Draft Taxation Determinations (TDs) present the preliminary, though considered, views of the ATO. Draft TDs may not be relied on; only final TDs are authoritative statements of the ATO.

1. The payment of a fully franked dividend is not subject to withholding tax under paragraph 128B (3)(ga) of the Income Tax Assessment Act 1936.

2. If a partially franked dividend is paid, the unfranked portion will be subject to tax at the dividend withholding tax rate of 30%. However, this rate is generally reduced to 15% in the case of countries which have a double tax agreement with Australia.

3. If an unfranked dividend is paid, the whole dividend is subject to withholding tax.

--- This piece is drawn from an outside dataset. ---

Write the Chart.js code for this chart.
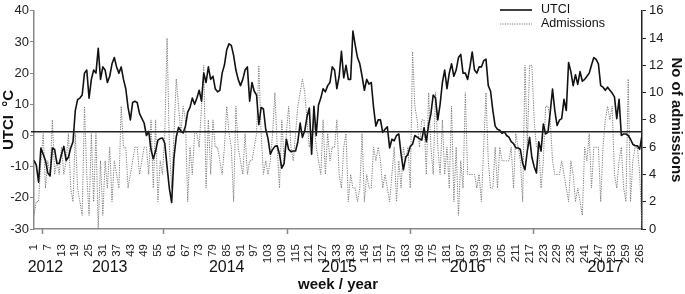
<!DOCTYPE html>
<html>
<head>
<meta charset="utf-8">
<script src="https://cdn.jsdelivr.net/npm/chart.js@4.4.1/dist/chart.umd.min.js"></script>
<style>
  html, body { margin: 0; padding: 0; background: #fff; }
  #wrap { width: 685px; height: 294px; }
</style>
</head>
<body>
<div id="wrap"><canvas id="chartUtci"></canvas></div>
<script>
// weekly UTCI (°C), weeks 1..266
var utci = [
  -8, -9.5, -15, -4, -6, -8, -12, -13, -4, -4.5, -9, -9, -6, -3.5, -8, -7, -4, -2, 8, 11.5,
  12, 13, 20, 21, 12, 18, 21, 20, 28, 18, 22, 21, 17, 19, 23, 25, 22, 20, 22, 18,
  15, 9, 5, 10.6, 11,
  10.5, 7, 5.5, 4, 0, 1.3, -4.5, -7.5, -5, -1.5, -1, -0.8, -2.5, -10, -17, -21.5, -7, -0.5, 2.6, 1.5,
  0.8, 3, 7.5, 9, 12, 10, 12, 14.5, 11, 20, 17, 22, 18, 19, 15, 14, 14.5, 20, 22.6, 27.5,
  29.4, 28.9, 25.7, 21, 18,
  16, 18, 21, 22, 11, 17, 14.2, 13, 3.5, 9, 8.5, 2, -1, -6, -4.5, -3.5, -3.3, -6, -10.5, -9,
  -1.2, -4.5, -5.2, -5, -5, -2, 4, -0.6, 1.5, 6, 8.8, -6, 9.4, 0, 9.8, 12, 15, 14, 16, 17,
  22, 21, 15, 19,
  27, 18.5, 22.5, 18, 18, 33.5, 29, 25, 23, 19, 14.5, 18, 16.5, 17, 9, 3, 5, 5, 1, 2,
  2.8, -4, -1.2, -1.7, 0, 0.5, -6, -11, -7, -6, -3.5, -2.8, 0, -0.5, -1, -1.5, 2.5, -2, 3.5, 7,
  13, 12, 5, 10, 17,
  21, 15, 20, 23, 19, 21, 25, 26, 20, 20, 18, 22, 26.8, 21, 20, 22, 22, 24, 24.5, 16,
  14.2, 8, 3, 2, 1.7, 0.7, 1.2, 0, -0.5, -2, -2.6, -4, -4, -4.5, -9, -11, -5, -0.6, -7, -10,
  -12, -2, -5, 3.7,
  0.5, 1, 7.4, 14.9, 8, 3.2, 4.9, 5.4, 11.6, 8, 23.4, 20.5, 16, 19.5, 16.4, 20.5, 17.4, 18, 19, 20,
  22.6, 25, 24.4, 23, 16, 15.5, 14.5, 15.5, 14.5, 13.6, 12.4, 5.4, 11.6, 0, 0.5, 0.5, 0, -1.2, -2.8, -3.3,
  -3.3, -4.4, 0
];

// weekly number of admissions, weeks 1..266
var admissions = [
  1, 2, 2, 5, 7, 3, 5, 4, 8, 4, 5, 4, 6, 4, 5, 7, 3, 2, 7, 3, 2, 1, 9, 4, 1, 7, 2, 7, 0, 5,
  1, 5, 3, 6, 2, 5, 4, 3, 9, 6, 6, 3, 4, 5, 6,
  6, 4, 5, 6, 6, 4, 8, 3, 8, 2, 5, 4, 7, 14,
  6, 3, 7, 11, 9, 7, 9, 8, 2, 6, 4, 7, 7, 6, 9, 12, 3, 8, 4, 8, 6, 6, 5, 4, 6, 9, 7, 6, 2, 9,
  6, 5, 4, 7, 4, 5, 5, 6, 7, 12, 7, 4, 5, 4, 5, 7, 10, 6, 3, 8, 5, 7, 9, 6, 5, 7, 9, 10, 11, 10,
  8, 6, 7, 8, 6, 5, 4, 8, 4, 7, 5, 6, 6, 8, 4,
  3, 6, 7, 2, 4, 3, 3, 2, 3, 7, 2, 4, 3, 3, 6, 5, 6, 5, 3, 4, 3, 2, 4, 6, 2, 5, 3, 6, 5, 6, 3,
  13, 9, 8, 6, 8, 8, 4, 10, 6, 4, 10, 6, 4, 8,
  4, 6, 3, 9, 2, 6, 1, 5, 3, 10, 4, 4, 4, 4, 3, 4, 2, 6, 10, 5, 3, 3, 6, 3, 6, 5, 5, 5, 5, 6,
  3, 7, 6, 5, 2,
  12, 6, 12, 12, 8, 6, 6, 3,
  5, 9, 9, 8, 5, 4, 4, 4, 5, 4, 3, 2, 5, 4, 2, 3, 2, 1, 6, 5, 7, 3, 6, 6, 6, 2, 6, 8, 9, 8,
  9, 4, 3, 5, 6, 3, 2, 11,
  2, 5, 6, 6, 4, 0
];

var weeks = utci.map(function (v, i) { return i + 1; });

var weekTicks = [1, 7, 13, 19, 25, 31, 37, 43, 49, 55, 61, 67, 73, 79, 85, 91, 97, 103, 109, 115,
  121, 127, 133, 139, 145, 151, 157, 163, 169, 175, 181, 187, 193, 199, 205, 211, 217, 223, 229, 235,
  241, 247, 253, 259, 265];

var yearLabels = ['2012', '2013', '2014', '2015', '2016', '2017'];
var yearLabelWeeks = [6, 34, 85, 134, 190, 250];
var yearTickWeeks = [4.6, 57.4, 111.2, 164.9, 218.4];

var refLineUtci = 1.2;

var FONT = '"Liberation Sans", Arial, sans-serif';
Chart.defaults.font.family = FONT;

var extras = {
  id: 'extras',
  afterDatasetsDraw: function (chart) {
    var ctx = chart.ctx, area = chart.chartArea;
    var y = chart.scales.y.getPixelForValue(refLineUtci);
    ctx.save();
    ctx.strokeStyle = '#222';
    ctx.lineWidth = 1.3;
    ctx.beginPath();
    ctx.moveTo(area.left - 3, y);
    ctx.lineTo(area.right, y);
    ctx.stroke();
    ctx.restore();
  },
  afterDraw: function (chart) {
    var ctx = chart.ctx, area = chart.chartArea, xs = chart.scales.x;
    ctx.save();

    // year tick marks on the week axis
    ctx.strokeStyle = '#888';
    ctx.lineWidth = 1.5;
    yearTickWeeks.forEach(function (w) {
      var x = Math.round(xs.getPixelForValue(w)) + 0.5;
      ctx.beginPath();
      ctx.moveTo(x, area.bottom);
      ctx.lineTo(x, area.bottom + 5);
      ctx.stroke();
    });

    // year labels
    ctx.fillStyle = '#111';
    ctx.font = '16px ' + FONT;
    ctx.textAlign = 'center';
    ctx.textBaseline = 'middle';
    yearLabels.forEach(function (t, i) {
      ctx.fillText(t, xs.getPixelForValue(yearLabelWeeks[i]), 268);
    });

    // axis title
    ctx.font = 'bold 15px ' + FONT;
    ctx.fillText('week / year', (area.left + area.right) / 2, 285);

    // legend
    ctx.font = '12.5px ' + FONT;
    ctx.textAlign = 'left';
    chart.data.datasets.forEach(function (ds, i) {
      var ly = 10 + i * 14;
      ctx.strokeStyle = ds.borderColor;
      ctx.lineWidth = ds.borderWidth;
      ctx.setLineDash(ds.borderDash || []);
      ctx.beginPath();
      ctx.moveTo(area.right - 142, ly);
      ctx.lineTo(area.right - 110, ly);
      ctx.stroke();
      ctx.setLineDash([]);
      ctx.fillStyle = '#111';
      ctx.fillText(ds.label, area.right - 101, ly);
    });
    ctx.restore();
  }
};

var ctx = document.getElementById('chartUtci');
new Chart(ctx, {
  type: 'line',
  data: {
    datasets: [
      {
        label: 'UTCI',
        data: weeks.map(function (w, i) { return { x: w, y: utci[i] }; }),
        borderColor: '#111',
        borderWidth: 1.6,
        borderJoinStyle: 'round',
        pointRadius: 0,
        yAxisID: 'y'
      },
      {
        label: 'Admissions',
        data: weeks.map(function (w, i) { return { x: w, y: admissions[i] }; }),
        borderColor: '#7a7a7a',
        borderWidth: 1,
        borderDash: [1.2, 1.2],
        pointRadius: 0,
        yAxisID: 'y2'
      }
    ]
  },
  options: {
    responsive: true,
    maintainAspectRatio: false,
    animation: false,
    devicePixelRatio: 1,
    layout: { padding: { top: 6, left: 0, right: 0, bottom: 0 } },
    plugins: {
      legend: { display: false },
      tooltip: { enabled: false }
    },
    scales: {
      x: {
        type: 'linear',
        min: 1,
        max: 266,
        afterBuildTicks: function (s) {
          s.ticks = weekTicks.map(function (v) { return { value: v }; });
        },
        afterFit: function (s) { s.height = 65; },
        grid: { display: false },
        border: { color: '#888', width: 1.5 },
        ticks: {
          autoSkip: false,
          minRotation: 90,
          maxRotation: 90,
          padding: 7,
          color: '#222',
          font: { size: 11.5 }
        }
      },
      y: {
        position: 'left',
        min: -30,
        max: 40,
        afterFit: function (s) { s.width = 34; },
        ticks: { stepSize: 10, padding: 1, color: '#222', font: { size: 13 } },
        grid: { drawOnChartArea: false, tickLength: 4, color: '#888' },
        border: { color: '#888', width: 1.5 },
        title: { display: true, text: 'UTCI  °C', color: '#111', padding: 0, font: { size: 15, weight: 'bold' } }
      },
      y2: {
        position: 'right',
        min: 0,
        max: 16,
        afterFit: function (s) { s.width = 43; },
        ticks: { stepSize: 2, padding: 3, color: '#222', font: { size: 13 } },
        grid: { drawOnChartArea: false, tickLength: 4, color: '#222' },
        border: { color: '#222', width: 1.5 },
        title: { display: true, text: 'No of admissions', color: '#111', padding: 0, font: { size: 15, weight: 'bold' } }
      }
    }
  },
  plugins: [extras]
});
</script>
</body>
</html>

Note: In the case of the Philippines and Thailand, the withholding tax rate varies and is dependant on the type of dividend received.

Example:

John, is a resident of a country in which Australia has a double tax agreement. He received a fully franked dividend of $200 from Aust. Co. This dividend is not subject to withholding tax.
He also received a dividend of $100 which was 75% franked, 25% unfranked. The unfranked portion of $25 is subject to withholding tax of $3.75 ($25 x 15%).

Commissioner of Taxation
21 January 1993

References


BO BAN TD 25

ISSN 1038 - 8982

Subject References:
franked dividends
withholding tax

Legislative References:
ITAA 128B(1)
ITAA 128B(3)(ga)
ITAA 128B(4)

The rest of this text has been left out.